I've found two solutions, but haven't used them yet:
Edit:
Example:
I don't have much practical experience in this topic, but since no one else seems to be replying, I suppose I'll share what I think of this...
This is perhaps a bit tricky thing in PHP apps, since they typically only run for the duration of a request, so the benefit of being able to subscribe and listen to generic events during that short phase may not be very large.
However, I think there can be some benefits in allowing you to decouple your code more.
From what I can tell, the Symfony dispatcher looks better - mainly because it looks simpler.
I've used a sort of dojo pubsub type system myself: Basically you have an event publisher, to which classes can publish events. This is a sort of global event handling, where you don't specifically subscribe to the class itself - instead you subscribe to a specific event, and it doesn't matter what class publishes the event.

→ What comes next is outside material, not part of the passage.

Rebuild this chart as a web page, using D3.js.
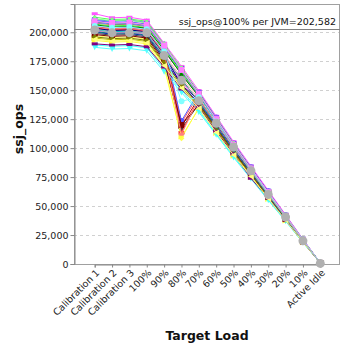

The benefits of this vs. subscribing to a specific class is that the code is decoupled more: In my case, it's a ZF app, and classes which subscribe to events can simply do it in the bootstrap, vs. having to do subscriptions in controllers (or where ever the publishers are created)
The downside of this approach is that it can make dependencies between things harder to track. For example you only see an event publish call, but you have no idea what sort of things listen for it without digging further into the code.
In my case I don't really know if the application has got any benefits from using this architecture - in fact I've several times considered removing it entirely and just using the objects which listen to the events directly.